Fixing Losses in Water Delivery Infrastructure

On many farms, water is lost before it ever reaches the field. Earthen (unlined) canals are common delivery systems worldwide, and they can lose enormous volumes to seepage. In one well-documented canal study, nearly 39% of water was lost to seepage in an unlined channel. Lining that same canal with concrete or similar material reduced losses to about 29%, recovering roughly 9.5 percentage points of the water that had been disappearing into the ground.

Piping water instead of running it through open canals eliminates both seepage and surface evaporation, though the upfront cost is higher. For farms that rely on shared canal systems, advocating for infrastructure upgrades at the district level can yield collective savings. Even simple maintenance, like clearing sediment and repairing cracks in existing lined canals, prevents efficiency from degrading over time.

Combining Strategies for Maximum Impact

No single technique solves the problem alone. The largest water savings come from layering approaches: upgrading from flood to drip irrigation, scheduling with soil moisture sensors, mulching exposed soil, and building organic matter with cover crops. A farm that switches from basic furrow irrigation (45% efficient) to drip (90% efficient) and then adds sensor-based scheduling (cutting remaining water use by another 38%) is compounding savings at each step.

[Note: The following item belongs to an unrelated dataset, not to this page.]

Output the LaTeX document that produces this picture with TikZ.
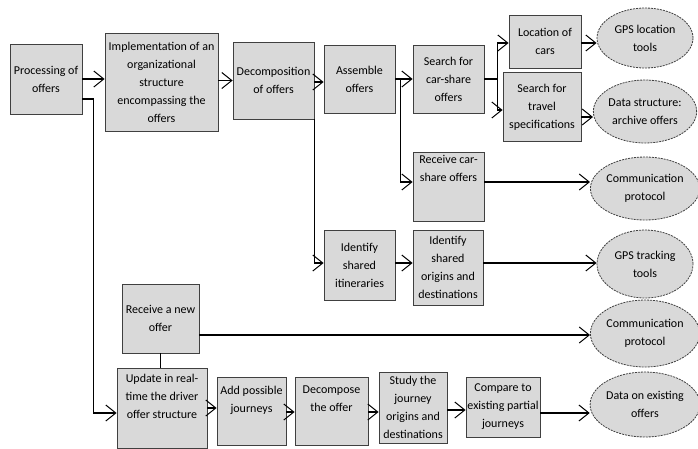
\documentclass[tikz,border=0pt]{standalone}
\usepackage{fontspec}
\setmainfont{Carlito}
\usetikzlibrary{shapes.geometric,arrows.meta}
\definecolor{boxfill}{HTML}{D9D9D9}
\definecolor{boxline}{HTML}{404040}
\tikzset{
  lbl/.style={font=\fontsize{12}{18}\selectfont},
  box/.style={draw=boxline, line width=0.8pt, fill=boxfill, align=center,
    inner sep=1pt, lbl},
  oval/.style={ellipse, draw=boxline, line width=0.8pt, dash pattern=on 2pt off 1pt,
    fill=boxfill, align=center, inner sep=0pt, minimum width=96pt, lbl},
  txt/.style={align=center, inner sep=1pt, lbl},
  arr/.style={line width=1.3pt, -{Straight Barb[length=10pt,width=16pt,line width=1pt]}},
  wire/.style={line width=1.3pt}
}
\begin{document}
\begin{tikzpicture}[x=1pt,y=-1pt]
\useasboundingbox (0,0) rectangle (698,448);

% rectangular steps
\node[box, minimum width=72pt, minimum height=70pt] (proc) at (46,79) {Processing of\\offers};
\node[box, minimum width=113pt, minimum height=98pt] (impl) at (161.5,82) {Implementation of an\\organizational\\structure\\encompassing the\\offers};
\node[box, minimum width=81pt, minimum height=77pt] (decomp) at (273.5,80.5) {Decomposition\\of offers};
\node[box, minimum width=71pt, minimum height=68pt] (assem) at (359.5,79) {Assemble\\offers};
\node[box, minimum width=71pt, minimum height=68pt] (search) at (448.5,79) {Search for\\car-share\\offers};
\node[box, minimum width=72pt, minimum height=53pt] (loc) at (545,41.5) {Location of\\cars};
\node[box, minimum width=78pt, minimum height=69pt] (travel) at (542,107) {Search for\\travel\\specifications};
\node[box, minimum width=71pt, minimum height=69pt] (recv) at (448.5,186.5) {};
\node[txt, anchor=north] (recvtxt) at ([yshift=-2pt]recv.north) {Receive car-\\share offers};
\node[box, minimum width=71pt, minimum height=70pt] (itin) at (359.5,265) {Identify\\shared\\itineraries};
\node[box, minimum width=70pt, minimum height=75pt] (orig) at (448,267.5) {Identify\\shared\\origins and\\destinations};
\node[box, minimum width=77pt, minimum height=69pt] (newoffer) at (160.5,318.5) {Receive a new\\offer};
\node[box, minimum width=90pt, minimum height=80pt] (update) at (162,408) {Update in real-\\time the driver\\offer structure\\[6pt]};
\node[box, minimum width=69pt, minimum height=68pt] (add) at (251.5,411) {Add possible\\journeys\\[6pt]};
\node[box, minimum width=73pt, minimum height=68pt] (decomp2) at (331.5,411) {Decompose\\the offer\\[6pt]};
\node[box, minimum width=68pt, minimum height=71pt] (study) at (413,407.5) {Study the\\journey\\origins and\\destinations};
\node[box, minimum width=74pt, minimum height=60pt] (compare) at (503,407) {Compare to\\existing partial\\journeys};

% resources
\node[oval, minimum height=60pt] (gpsloc) at (645,38) {GPS location\\tools};
\node[oval, minimum height=63pt] (archive) at (645,111.5) {Data structure:\\archive offers};
\node[oval, minimum height=63pt] (comm1) at (645,188.5) {Communication\\protocol};
\node[oval, minimum height=68pt] (gpstrack) at (645,264) {GPS tracking\\tools};
\node[oval, minimum height=67pt] (comm2) at (645,333.5) {Communication\\protocol};
\node[oval, minimum height=65pt] (existing) at (645,404.5) {Data on existing\\offers};

% main chain
\draw[arr] (proc.east) -- (proc.east -| impl.west);
\draw[arr] (decomp.west -| impl.east) -- (decomp.west);
\draw[arr] ([yshift=-1.5pt]decomp.east) -- ([yshift=-1.5pt]decomp.east -| assem.west);
\draw[arr] ([yshift=-20pt]proc.east) -- ++(11,0) |- ([yshift=-5pt]update.west);
\draw[arr] (decomp.south east) |- ([yshift=2pt]itin.west);

% assembling offers
\draw[arr] (assem.east) -- (assem.east -| search.west);
\draw[arr] ([xshift=5pt]assem.east) |- ([yshift=4.5pt]recv.west);
\draw[arr] (search.east) -- ++(13,0) |- ([yshift=-1.5pt]loc.west);
\draw[arr] ([xshift=13pt]search.east) |- ([yshift=-3pt]travel.west);
\draw[arr] ([yshift=-1.5pt]loc.east) -- ([yshift=-1.5pt]loc.east -| gpsloc.west);
\draw[arr] ([yshift=-10pt]travel.east) -- ([yshift=-10pt]travel.east -| archive.west);
\draw[arr] ([yshift=4.5pt]recv.east) -- ([yshift=4.5pt]recv.east -| comm1.west);

% shared itineraries
\draw[arr] ([yshift=2pt]itin.east) -- ([yshift=2pt]itin.east -| orig.west);
\draw[arr] ([yshift=4.5pt]orig.east) -- ([yshift=4.5pt]orig.east -| gpstrack.west);

% new offers
\draw[arr] ([yshift=-16.5pt]newoffer.east) -- ([yshift=-16.5pt]newoffer.east -| comm2.west);
\draw[wire] (newoffer.south) -- (newoffer.south |- update.north);
\draw[arr] (update.east) -- (update.east -| add.west);
\draw[arr] ([yshift=-1pt]add.east) -- ([yshift=-1pt]add.east -| decomp2.west);
\draw[arr] ([yshift=-1pt]decomp2.east) -- ([yshift=-1pt]decomp2.east -| study.west);
\draw[arr] ([yshift=-2.5pt]study.east) -- ([yshift=-2.5pt]study.east -| compare.west);
\draw[arr] ([yshift=-6pt]compare.east) -- ([yshift=-6pt]compare.east -| existing.west);
\end{tikzpicture}
\end{document}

Cost is a real constraint. Drip systems and sensor networks require capital investment, while cover cropping and mulching are lower-cost but take time to show full benefits. Starting with the highest-impact, lowest-cost changes, like repairing leaks, adjusting irrigation schedules, and planting cover crops, builds savings that can fund bigger upgrades later. In a world where freshwater is increasingly scarce, every percentage point of efficiency recovered on farmland ripples outward to cities, ecosystems, and future food security.